→ **GIVEN PROBLEM**: Reproduce, word for word, the span of lines starting at the line holding "Recreate this image" and ending at the line holding "ax2.set_ylim(2.45, 3.79)". Omit every picture.

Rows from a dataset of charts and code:
■ ■ ■ ■ ■ ■ ■

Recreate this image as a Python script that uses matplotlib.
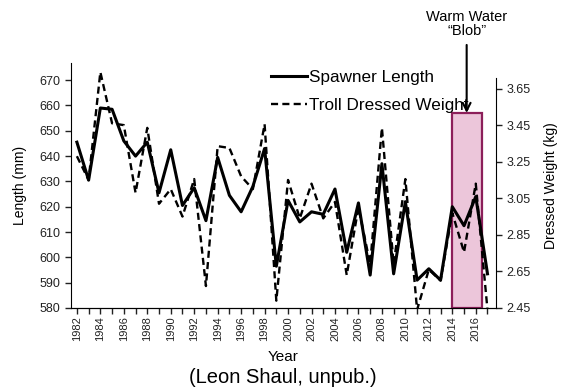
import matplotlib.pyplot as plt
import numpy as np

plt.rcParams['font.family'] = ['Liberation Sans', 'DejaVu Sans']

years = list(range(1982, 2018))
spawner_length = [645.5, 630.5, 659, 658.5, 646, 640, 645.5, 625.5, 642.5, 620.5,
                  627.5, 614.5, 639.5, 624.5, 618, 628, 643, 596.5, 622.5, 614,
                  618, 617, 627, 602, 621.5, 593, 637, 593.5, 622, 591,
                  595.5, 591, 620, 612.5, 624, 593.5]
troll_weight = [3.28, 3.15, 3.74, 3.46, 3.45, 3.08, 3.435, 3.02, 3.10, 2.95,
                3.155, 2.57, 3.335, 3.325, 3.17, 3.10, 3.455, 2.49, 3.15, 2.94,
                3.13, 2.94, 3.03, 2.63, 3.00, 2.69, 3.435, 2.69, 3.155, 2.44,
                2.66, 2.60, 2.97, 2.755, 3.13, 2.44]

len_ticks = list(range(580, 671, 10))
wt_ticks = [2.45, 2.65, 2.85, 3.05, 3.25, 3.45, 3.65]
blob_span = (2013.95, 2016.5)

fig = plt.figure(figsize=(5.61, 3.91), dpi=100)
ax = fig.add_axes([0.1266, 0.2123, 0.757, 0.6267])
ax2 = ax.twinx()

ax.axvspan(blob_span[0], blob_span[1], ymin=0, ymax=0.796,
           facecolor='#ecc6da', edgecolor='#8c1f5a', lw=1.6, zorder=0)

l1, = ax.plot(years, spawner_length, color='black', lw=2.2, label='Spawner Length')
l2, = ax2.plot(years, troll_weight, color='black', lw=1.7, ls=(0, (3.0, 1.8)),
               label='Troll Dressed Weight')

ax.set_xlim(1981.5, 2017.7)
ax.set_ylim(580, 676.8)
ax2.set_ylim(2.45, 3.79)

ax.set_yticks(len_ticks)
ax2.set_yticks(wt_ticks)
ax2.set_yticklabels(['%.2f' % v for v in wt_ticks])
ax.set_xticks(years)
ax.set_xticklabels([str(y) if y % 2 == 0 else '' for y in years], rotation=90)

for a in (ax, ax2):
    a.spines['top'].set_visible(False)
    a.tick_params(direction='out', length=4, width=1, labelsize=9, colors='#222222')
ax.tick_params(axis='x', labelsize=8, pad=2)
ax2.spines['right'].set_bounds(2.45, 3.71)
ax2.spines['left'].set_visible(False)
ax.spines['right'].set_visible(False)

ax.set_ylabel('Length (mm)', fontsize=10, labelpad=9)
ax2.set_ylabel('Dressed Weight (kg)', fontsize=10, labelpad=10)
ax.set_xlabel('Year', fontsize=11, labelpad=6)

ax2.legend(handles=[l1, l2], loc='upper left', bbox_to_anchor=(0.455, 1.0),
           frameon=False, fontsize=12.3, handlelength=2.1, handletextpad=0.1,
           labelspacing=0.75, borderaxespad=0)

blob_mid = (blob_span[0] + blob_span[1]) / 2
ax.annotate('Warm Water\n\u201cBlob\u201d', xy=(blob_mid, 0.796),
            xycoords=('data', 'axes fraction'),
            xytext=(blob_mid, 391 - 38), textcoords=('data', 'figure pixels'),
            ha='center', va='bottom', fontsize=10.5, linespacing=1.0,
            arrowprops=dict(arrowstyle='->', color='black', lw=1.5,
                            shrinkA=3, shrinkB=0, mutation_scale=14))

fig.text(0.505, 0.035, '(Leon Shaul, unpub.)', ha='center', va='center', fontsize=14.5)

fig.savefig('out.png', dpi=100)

■ ■ ■ ■ ■ ■ ■

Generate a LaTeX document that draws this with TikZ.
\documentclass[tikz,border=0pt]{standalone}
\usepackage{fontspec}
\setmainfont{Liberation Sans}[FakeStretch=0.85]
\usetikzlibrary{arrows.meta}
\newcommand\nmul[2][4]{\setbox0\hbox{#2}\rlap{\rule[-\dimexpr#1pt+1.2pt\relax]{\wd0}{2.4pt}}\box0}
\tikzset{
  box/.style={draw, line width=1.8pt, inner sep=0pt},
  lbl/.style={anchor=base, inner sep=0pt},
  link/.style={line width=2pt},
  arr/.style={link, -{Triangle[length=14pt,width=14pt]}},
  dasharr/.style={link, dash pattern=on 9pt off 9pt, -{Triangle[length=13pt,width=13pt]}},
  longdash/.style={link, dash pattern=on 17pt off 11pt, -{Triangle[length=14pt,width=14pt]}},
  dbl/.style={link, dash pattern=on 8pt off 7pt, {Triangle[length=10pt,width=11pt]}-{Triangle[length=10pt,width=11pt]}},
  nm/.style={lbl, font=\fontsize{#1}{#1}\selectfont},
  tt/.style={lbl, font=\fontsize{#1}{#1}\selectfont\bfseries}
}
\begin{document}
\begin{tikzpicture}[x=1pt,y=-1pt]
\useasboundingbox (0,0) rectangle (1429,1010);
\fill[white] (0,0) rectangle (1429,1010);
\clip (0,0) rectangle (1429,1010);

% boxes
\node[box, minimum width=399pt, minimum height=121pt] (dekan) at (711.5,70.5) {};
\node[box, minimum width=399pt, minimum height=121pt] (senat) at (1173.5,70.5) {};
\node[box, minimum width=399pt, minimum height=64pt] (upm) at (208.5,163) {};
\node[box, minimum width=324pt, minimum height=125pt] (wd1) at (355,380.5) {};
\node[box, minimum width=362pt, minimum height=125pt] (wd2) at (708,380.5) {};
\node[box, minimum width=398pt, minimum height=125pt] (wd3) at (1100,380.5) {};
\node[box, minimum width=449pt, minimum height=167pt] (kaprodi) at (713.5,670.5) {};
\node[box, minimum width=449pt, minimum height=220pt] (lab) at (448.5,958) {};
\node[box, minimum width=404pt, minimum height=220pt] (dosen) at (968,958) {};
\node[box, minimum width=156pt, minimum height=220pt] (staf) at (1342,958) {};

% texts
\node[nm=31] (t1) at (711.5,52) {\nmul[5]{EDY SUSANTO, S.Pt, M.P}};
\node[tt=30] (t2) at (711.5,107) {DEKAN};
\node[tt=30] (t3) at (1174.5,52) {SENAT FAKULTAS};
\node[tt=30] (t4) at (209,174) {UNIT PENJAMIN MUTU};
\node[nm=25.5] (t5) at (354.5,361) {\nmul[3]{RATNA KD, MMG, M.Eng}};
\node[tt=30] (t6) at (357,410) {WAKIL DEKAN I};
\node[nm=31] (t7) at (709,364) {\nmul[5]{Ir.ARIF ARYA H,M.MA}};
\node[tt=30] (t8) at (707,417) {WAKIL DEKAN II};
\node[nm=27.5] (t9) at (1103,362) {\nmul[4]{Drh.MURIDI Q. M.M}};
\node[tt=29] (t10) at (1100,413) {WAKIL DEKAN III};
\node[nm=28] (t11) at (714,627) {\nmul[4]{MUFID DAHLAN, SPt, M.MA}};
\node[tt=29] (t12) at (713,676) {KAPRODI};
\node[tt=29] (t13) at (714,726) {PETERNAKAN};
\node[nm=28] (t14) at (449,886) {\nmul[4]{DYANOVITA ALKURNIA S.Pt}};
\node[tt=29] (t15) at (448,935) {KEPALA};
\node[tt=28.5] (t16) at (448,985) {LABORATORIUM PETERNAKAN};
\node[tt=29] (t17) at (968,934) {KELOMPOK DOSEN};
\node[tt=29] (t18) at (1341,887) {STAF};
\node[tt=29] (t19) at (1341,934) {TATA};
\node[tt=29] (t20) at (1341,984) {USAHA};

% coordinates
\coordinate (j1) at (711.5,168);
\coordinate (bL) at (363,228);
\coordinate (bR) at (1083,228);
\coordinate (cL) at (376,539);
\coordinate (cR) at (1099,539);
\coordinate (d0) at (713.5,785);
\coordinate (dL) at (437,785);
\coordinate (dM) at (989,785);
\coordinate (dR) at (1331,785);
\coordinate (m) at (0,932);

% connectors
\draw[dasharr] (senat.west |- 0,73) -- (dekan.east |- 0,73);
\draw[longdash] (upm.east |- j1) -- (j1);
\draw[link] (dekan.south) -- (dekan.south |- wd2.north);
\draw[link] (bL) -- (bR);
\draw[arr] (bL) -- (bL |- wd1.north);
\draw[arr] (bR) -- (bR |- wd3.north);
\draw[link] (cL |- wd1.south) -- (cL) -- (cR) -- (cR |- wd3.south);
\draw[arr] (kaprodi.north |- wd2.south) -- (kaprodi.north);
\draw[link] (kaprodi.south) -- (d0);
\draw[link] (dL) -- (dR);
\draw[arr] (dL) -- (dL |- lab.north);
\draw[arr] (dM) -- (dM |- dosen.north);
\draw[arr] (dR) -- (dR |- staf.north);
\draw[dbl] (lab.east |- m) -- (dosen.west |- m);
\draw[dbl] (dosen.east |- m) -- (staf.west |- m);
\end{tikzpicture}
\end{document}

■ ■ ■ ■ ■ ■ ■

→ **FINISHED TASK**:
Recreate this image as a Python script that uses matplotlib.
import matplotlib.pyplot as plt
import numpy as np

plt.rcParams['font.family'] = ['Liberation Sans', 'DejaVu Sans']

years = list(range(1982, 2018))
spawner_length = [645.5, 630.5, 659, 658.5, 646, 640, 645.5, 625.5, 642.5, 620.5,
                  627.5, 614.5, 639.5, 624.5, 618, 628, 643, 596.5, 622.5, 614,
                  618, 617, 627, 602, 621.5, 593, 637, 593.5, 622, 591,
                  595.5, 591, 620, 612.5, 624, 593.5]
troll_weight = [3.28, 3.15, 3.74, 3.46, 3.45, 3.08, 3.435, 3.02, 3.10, 2.95,
                3.155, 2.57, 3.335, 3.325, 3.17, 3.10, 3.455, 2.49, 3.15, 2.94,
                3.13, 2.94, 3.03, 2.63, 3.00, 2.69, 3.435, 2.69, 3.155, 2.44,
                2.66, 2.60, 2.97, 2.755, 3.13, 2.44]

len_ticks = list(range(580, 671, 10))
wt_ticks = [2.45, 2.65, 2.85, 3.05, 3.25, 3.45, 3.65]
blob_span = (2013.95, 2016.5)

fig = plt.figure(figsize=(5.61, 3.91), dpi=100)
ax = fig.add_axes([0.1266, 0.2123, 0.757, 0.6267])
ax2 = ax.twinx()

ax.axvspan(blob_span[0], blob_span[1], ymin=0, ymax=0.796,
           facecolor='#ecc6da', edgecolor='#8c1f5a', lw=1.6, zorder=0)

l1, = ax.plot(years, spawner_length, color='black', lw=2.2, label='Spawner Length')
l2, = ax2.plot(years, troll_weight, color='black', lw=1.7, ls=(0, (3.0, 1.8)),
               label='Troll Dressed Weight')

ax.set_xlim(1981.5, 2017.7)
ax.set_ylim(580, 676.8)
ax2.set_ylim(2.45, 3.79)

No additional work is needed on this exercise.